Dataset records:
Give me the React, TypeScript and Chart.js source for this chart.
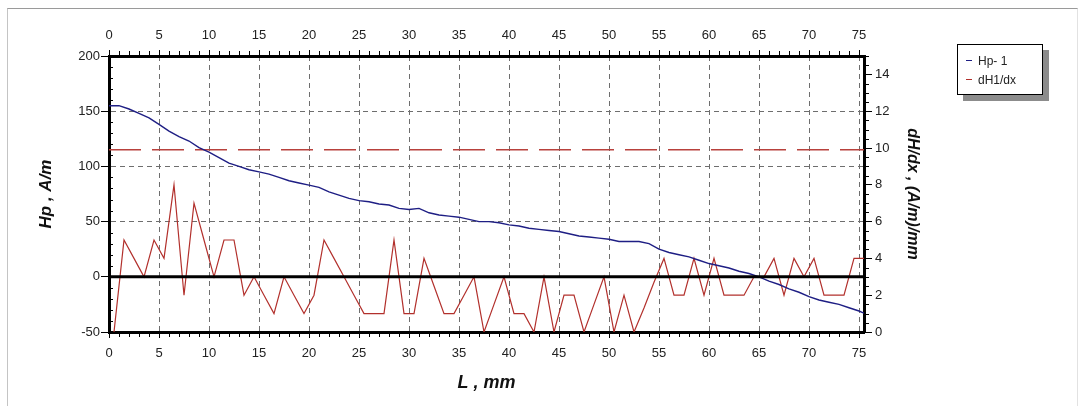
import { useEffect, useRef } from 'react';
import { Chart, registerables } from 'chart.js';

Chart.register(...registerables);

// ---- data ----
const xMin = 0;
const xMax = 75.5;
const xTickValues = [0, 5, 10, 15, 20, 25, 30, 35, 40, 45, 50, 55, 60, 65, 70, 75];
const hpTickValues = [-50, 0, 50, 100, 150, 200];
const dhTickValues = [0, 2, 4, 6, 8, 10, 12, 14];

const hpPositions = [
  0, 1, 2, 3, 4, 5, 6, 7, 8, 9, 10, 11, 12, 13, 14, 15, 16, 17, 18, 19,
  20, 21, 22, 23, 24, 25, 26, 27, 28, 29, 30, 31, 32, 33, 34, 35, 36, 37, 38, 39,
  40, 41, 42, 43, 44, 45, 46, 47, 48, 49, 50, 51, 52, 53, 54, 55, 56, 57, 58, 59,
  60, 61, 62, 63, 64, 65, 66, 67, 68, 69, 70, 71, 72, 73, 74, 75, 75.5,
];
const hpValues = [
  155, 155, 152, 148, 144, 138, 132, 127, 123, 117, 113, 108, 103, 100, 97, 95, 93, 90, 87, 85,
  83, 81, 77, 74, 71, 69, 68, 66, 65, 62, 61, 62, 58, 56, 55, 54, 52, 50, 50, 49,
  47, 46, 44, 43, 42, 41, 39, 37, 36, 35, 34, 32, 32, 32, 30, 25, 22, 20, 18, 15,
  12, 10, 8, 5, 3, 0, -4, -7, -11, -14, -18, -21, -23, -25, -28, -31, -33,
];

const dhPositions = [
  0.5, 1.5, 2.5, 3.5, 4.5, 5.5, 6.5, 7.5, 8.5, 9.5, 10.5, 11.5, 12.5, 13.5, 14.5, 15.5, 16.5, 17.5, 18.5, 19.5,
  20.5, 21.5, 22.5, 23.5, 24.5, 25.5, 26.5, 27.5, 28.5, 29.5, 30.5, 31.5, 32.5, 33.5, 34.5, 35.5, 36.5, 37.5, 38.5, 39.5,
  40.5, 41.5, 42.5, 43.5, 44.5, 45.5, 46.5, 47.5, 48.5, 49.5, 50.5, 51.5, 52.5, 53.5, 54.5, 55.5, 56.5, 57.5, 58.5, 59.5,
  60.5, 61.5, 62.5, 63.5, 64.5, 65.5, 66.5, 67.5, 68.5, 69.5, 70.5, 71.5, 72.5, 73.5, 74.5, 75.5,
];
const dhValues = [
  0, 5, 4, 3, 5, 4, 8, 2, 7, 5, 3, 5, 5, 2, 3, 2, 1, 3, 2, 1,
  2, 5, 4, 3, 2, 1, 1, 1, 5, 1, 1, 4, 2.5, 1, 1, 2, 3, 0, 1.5, 3,
  1, 1, 0, 3, 0, 2, 2, 0, 1.5, 3, 0, 2, 0, 1.3, 2.7, 4, 2, 2, 4, 2,
  4, 2, 2, 2, 3, 3, 4, 2, 4, 3, 4, 2, 2, 2, 4, 4,
];

const dhThreshold = 9.9;
const zeroLevel = 0;

const hpLabel = 'Hp- 1';
const dhLabel = 'dH1/dx';

const BLUE = '#1e1e84';
const RED = '#b2302c';
const RED_DASH = '#b8413c';
const FONT = '"Liberation Sans", Arial, sans-serif';

export default function App() {
  const ref = useRef<HTMLCanvasElement>(null);

  useEffect(() => {
    const canvas = ref.current;
    if (!canvas) return;

    const minorTicks = {
      id: 'minorTicks',
      afterDraw(chart: any) {
        const { ctx, chartArea } = chart;
        const x = chart.scales.x;
        const y = chart.scales.y;
        const y2 = chart.scales.y2;
        ctx.save();
        ctx.strokeStyle = '#000';
        ctx.lineWidth = 1;
        const seg = (a: number, b: number, c: number, d: number) => {
          ctx.beginPath();
          ctx.moveTo(a, b);
          ctx.lineTo(c, d);
          ctx.stroke();
        };
        for (let v = Math.ceil(x.min); v <= x.max; v += 1) {
          if (v % 5 === 0) continue;
          const px = Math.round(x.getPixelForValue(v)) + 0.5;
          seg(px, chartArea.bottom, px, chartArea.bottom + 5);
          seg(px, chartArea.top, px, chartArea.top - 5);
        }
        for (let v = y.min; v <= y.max; v += 10) {
          if (v % 50 === 0) continue;
          const py = Math.round(y.getPixelForValue(v)) + 0.5;
          seg(chartArea.left, py, chartArea.left + 4, py);
        }
        for (let v = y2.min; v <= y2.max; v += 0.5) {
          if (v % 2 === 0) continue;
          const py = Math.round(y2.getPixelForValue(v)) + 0.5;
          seg(chartArea.right, py, chartArea.right + 5, py);
        }
        ctx.restore();
      },
    };

    const tickFont = { family: FONT, size: 13 };

    const chart = new Chart(canvas, {
      type: 'line',
      data: {
        datasets: [
          {
            label: 'zero',
            data: [
              { x: xMin, y: zeroLevel },
              { x: xMax, y: zeroLevel },
            ],
            borderColor: '#000',
            borderWidth: 3,
            pointRadius: 0,
            xAxisID: 'x',
            yAxisID: 'y',
            order: 1,
          },
          {
            label: hpLabel,
            data: hpPositions.map((p, i) => ({ x: p, y: hpValues[i] })),
            borderColor: BLUE,
            borderWidth: 1.4,
            pointRadius: 0,
            tension: 0,
            xAxisID: 'x',
            yAxisID: 'y',
            order: 2,
          },
          {
            label: dhLabel,
            data: dhPositions.map((p, i) => ({ x: p, y: dhValues[i] })),
            borderColor: RED,
            borderWidth: 1.2,
            pointRadius: 0,
            tension: 0,
            xAxisID: 'x',
            yAxisID: 'y2',
            order: 3,
          },
          {
            label: 'threshold',
            data: [
              { x: xMin, y: dhThreshold },
              { x: xMax, y: dhThreshold },
            ],
            borderColor: RED_DASH,
            borderWidth: 1.5,
            borderDash: [32, 11],
            pointRadius: 0,
            xAxisID: 'x',
            yAxisID: 'y2',
            order: 4,
          },
        ],
      },
      options: {
        responsive: false,
        animation: false,
        events: [],
        layout: { padding: { left: 30, right: 150, top: 20, bottom: 10 } },
        plugins: {
          legend: { display: false },
          tooltip: { enabled: false },
        },
        scales: {
          x: {
            type: 'linear',
            position: 'bottom',
            min: xMin,
            max: xMax,
            afterBuildTicks: (s: any) => {
              s.ticks = xTickValues.map((v) => ({ value: v }));
            },
            afterFit: (s: any) => {
              s.height = 64;
            },
            ticks: { font: tickFont, color: '#222', padding: 8, maxRotation: 0, autoSkip: false },
            grid: {
              color: (c: any) => (c.tick && c.tick.value > xMin ? '#6e6e6e' : 'transparent'),
              lineWidth: 1,
              tickColor: '#000',
              tickLength: 6,
            },
            border: { color: '#000', width: 3, dash: [5, 4] },
            title: {
              display: true,
              text: 'L , mm',
              color: '#111',
              font: { family: FONT, size: 18, style: 'italic', weight: 'bold' },
              padding: { top: 0, bottom: 2 },
            },
          },
          x2: {
            type: 'linear',
            position: 'top',
            min: xMin,
            max: xMax,
            afterBuildTicks: (s: any) => {
              s.ticks = xTickValues.map((v) => ({ value: v }));
            },
            afterFit: (s: any) => {
              s.height = 36;
            },
            ticks: { font: tickFont, color: '#222', padding: 7, maxRotation: 0, autoSkip: false },
            grid: { drawOnChartArea: false, tickColor: '#000', tickLength: 6 },
            border: { color: '#000', width: 3 },
          },
          y: {
            type: 'linear',
            position: 'left',
            min: -50,
            max: 200,
            afterBuildTicks: (s: any) => {
              s.ticks = hpTickValues.map((v) => ({ value: v }));
            },
            afterFit: (s: any) => {
              s.width = 79;
            },
            ticks: { font: tickFont, color: '#222', padding: 1 },
            grid: {
              color: (c: any) =>
                c.tick && c.tick.value > -50 && c.tick.value < 200 && c.tick.value !== 0
                  ? '#6e6e6e'
                  : 'transparent',
              lineWidth: 1,
              tickColor: '#000',
              tickLength: 8,
            },
            border: { color: '#000', width: 3, dash: [5, 4] },
            title: {
              display: true,
              text: 'Hp , A/m',
              color: '#111',
              font: { family: FONT, size: 17, style: 'italic', weight: 'bold' },
              padding: { top: 6, bottom: 0 },
            },
          },
          y2: {
            type: 'linear',
            position: 'right',
            min: 0,
            max: 15,
            afterBuildTicks: (s: any) => {
              s.ticks = dhTickValues.map((v) => ({ value: v }));
            },
            afterFit: (s: any) => {
              s.width = 69;
            },
            ticks: { font: tickFont, color: '#222', padding: 3 },
            grid: { drawOnChartArea: false, tickColor: '#000', tickLength: 8 },
            border: { color: '#000', width: 3 },
            title: {
              display: true,
              text: 'dH/dx , (A/m)/mm',
              color: '#111',
              font: { family: FONT, size: 16, style: 'italic', weight: 'bold' },
              padding: { top: 11, bottom: 0 },
            },
          },
        },
      },
      plugins: [minorTicks],
    } as any);

    return () => chart.destroy();
  }, []);

  const legendRow = (color: string, text: string) => (
    <div style={{ display: 'flex', alignItems: 'center', height: 19 }}>
      <span
        style={{
          display: 'inline-block',
          width: 6,
          height: 0,
          borderTop: `1.5px solid ${color}`,
          marginLeft: 8,
          marginRight: 6,
        }}
      />
      <span>{text}</span>
    </div>
  );

  return (
    <div style={{ position: 'fixed', left: 0, top: 0, width: 1083, height: 406, background: '#fff' }}>
      <div
        style={{
          position: 'absolute',
          left: 7,
          top: 8,
          width: 1069,
          height: 420,
          borderLeft: '1px solid #c4c4c4',
          borderTop: '1px solid #9a9a9a',
          borderRight: '1px solid #e2e2e2',
        }}
      />
      <canvas
        ref={ref}
        width={1083}
        height={406}
        style={{ position: 'absolute', left: 0, top: 0, width: 1083, height: 406 }}
      />
      <div
        style={{
          position: 'absolute',
          left: 957,
          top: 44,
          width: 86,
          height: 51,
          boxSizing: 'border-box',
          border: '1px solid #000',
          background: '#fff',
          boxShadow: '6px 6px 0 #8c8c8c',
          fontFamily: FONT,
          fontSize: 12,
          color: '#222',
          paddingTop: 6,
        }}
      >
        {legendRow(BLUE, hpLabel)}
        {legendRow(RED, dhLabel)}
      </div>
    </div>
  );
}
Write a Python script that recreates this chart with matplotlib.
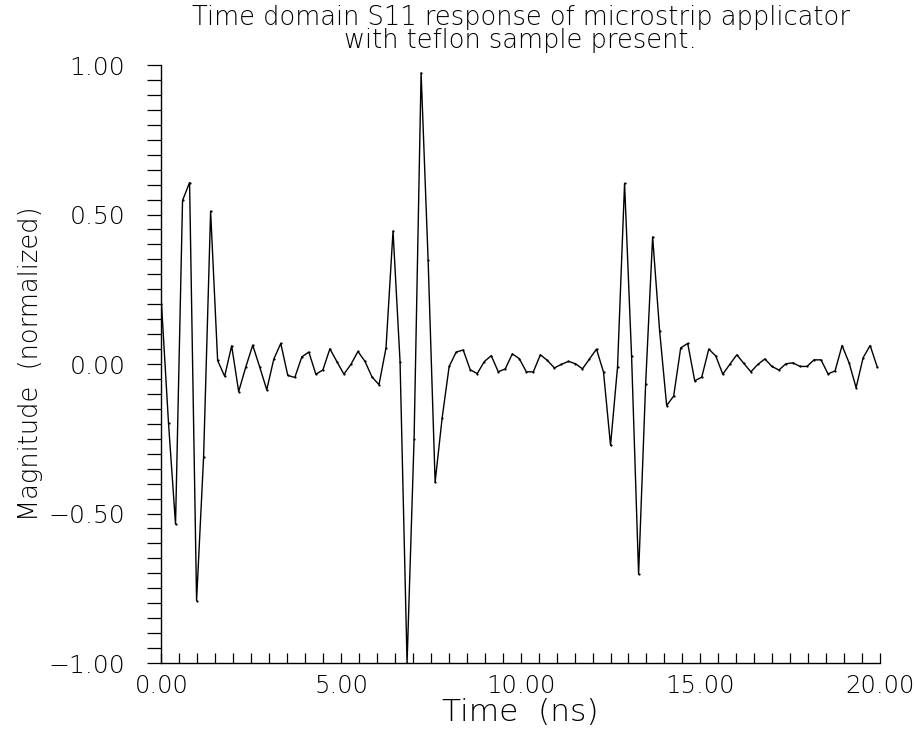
import numpy as np
import matplotlib
matplotlib.use("Agg")
import matplotlib.pyplot as plt
from matplotlib.ticker import MultipleLocator, FuncFormatter

# sampled time-domain S11, normalized; sample step 0.1953 ns
t_step = 0.1953125
magnitude = [
    0.201, -0.198, -0.536, 0.547, 0.607, -0.791, -0.311, 0.511, 0.012, -0.041,
    0.061, -0.092, -0.011, 0.063, -0.010, -0.086, 0.016, 0.069, -0.038, -0.045,
    0.024, 0.040, -0.034, -0.020, 0.051, 0.008, -0.034, -0.001, 0.042, 0.009,
    -0.043, -0.069, 0.054, 0.445, 0.008, -1.000, -0.251, 0.974, 0.348, -0.395,
    -0.180, -0.008, 0.040, 0.047, -0.019, -0.032, 0.008, 0.028, -0.026, -0.016,
    0.034, 0.018, -0.026, -0.026, 0.031, 0.012, -0.013, -0.001, 0.009, 0.001,
    -0.016, 0.017, 0.050, -0.027, -0.272, -0.009, 0.604, 0.026, -0.703, -0.068,
    0.425, 0.110, -0.139, -0.107, 0.054, 0.069, -0.056, -0.044, 0.050, 0.027,
    -0.034, -0.001, 0.031, 0.002, -0.026, -0.001, 0.017, -0.008, -0.020, 0.001,
    0.004, -0.008, -0.008, 0.014, 0.014, -0.033, -0.023, 0.062, 0.004, -0.079,
    0.021, 0.062, -0.009,
]
time = np.arange(len(magnitude)) * t_step

title = "Time domain S11 response of microstrip applicator\nwith teflon sample present."
xlabel = "Time  (ns)"
ylabel = "Magnitude  (normalized)"

plt.rcParams['font.family'] = ['DejaVu Sans']
plt.rcParams['font.weight'] = 'light'
plt.rcParams['axes.titleweight'] = 'light'
plt.rcParams['axes.labelweight'] = 'light'

fig = plt.figure(figsize=(9.15, 7.31), dpi=100)
ax = fig.add_axes([0.1765, 0.093, 0.7852, 0.818])

ax.plot(time, magnitude, color='black', linewidth=1.0,
        marker='o', markersize=1.6, markerfacecolor='black', markeredgewidth=0)

ax.set_xlim(0, 20)
ax.set_ylim(-1, 1)

ax.spines['top'].set_visible(False)
ax.spines['right'].set_visible(False)
ax.spines['left'].set_linewidth(1.0)
ax.spines['bottom'].set_linewidth(1.0)

ax.xaxis.set_major_locator(MultipleLocator(5))
ax.xaxis.set_minor_locator(MultipleLocator(0.5))
ax.yaxis.set_major_locator(MultipleLocator(0.5))
ax.yaxis.set_minor_locator(MultipleLocator(0.05))

fmt = FuncFormatter(lambda v, p: f"{v:.2f}".replace('-', '\u2212'))
ax.xaxis.set_major_formatter(fmt)
ax.yaxis.set_major_formatter(fmt)

ax.tick_params(axis='x', which='both', direction='in', length=7, width=0.9,
               labelsize=17.5, pad=8)
ax.tick_params(axis='y', which='both', direction='out', length=10, width=0.9,
               labelsize=18, pad=16)

ax.set_xlabel(xlabel, fontsize=22.5, labelpad=0)
ax.set_ylabel(ylabel, fontsize=18.5, labelpad=4)
ax.set_title(title, fontsize=18.5, linespacing=0.92, pad=12)

fig.savefig("out.png", dpi=100)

Exercise instructions: Provide only the number of lines in the records containing the string "matplotlib".

Answer for this exercise: 5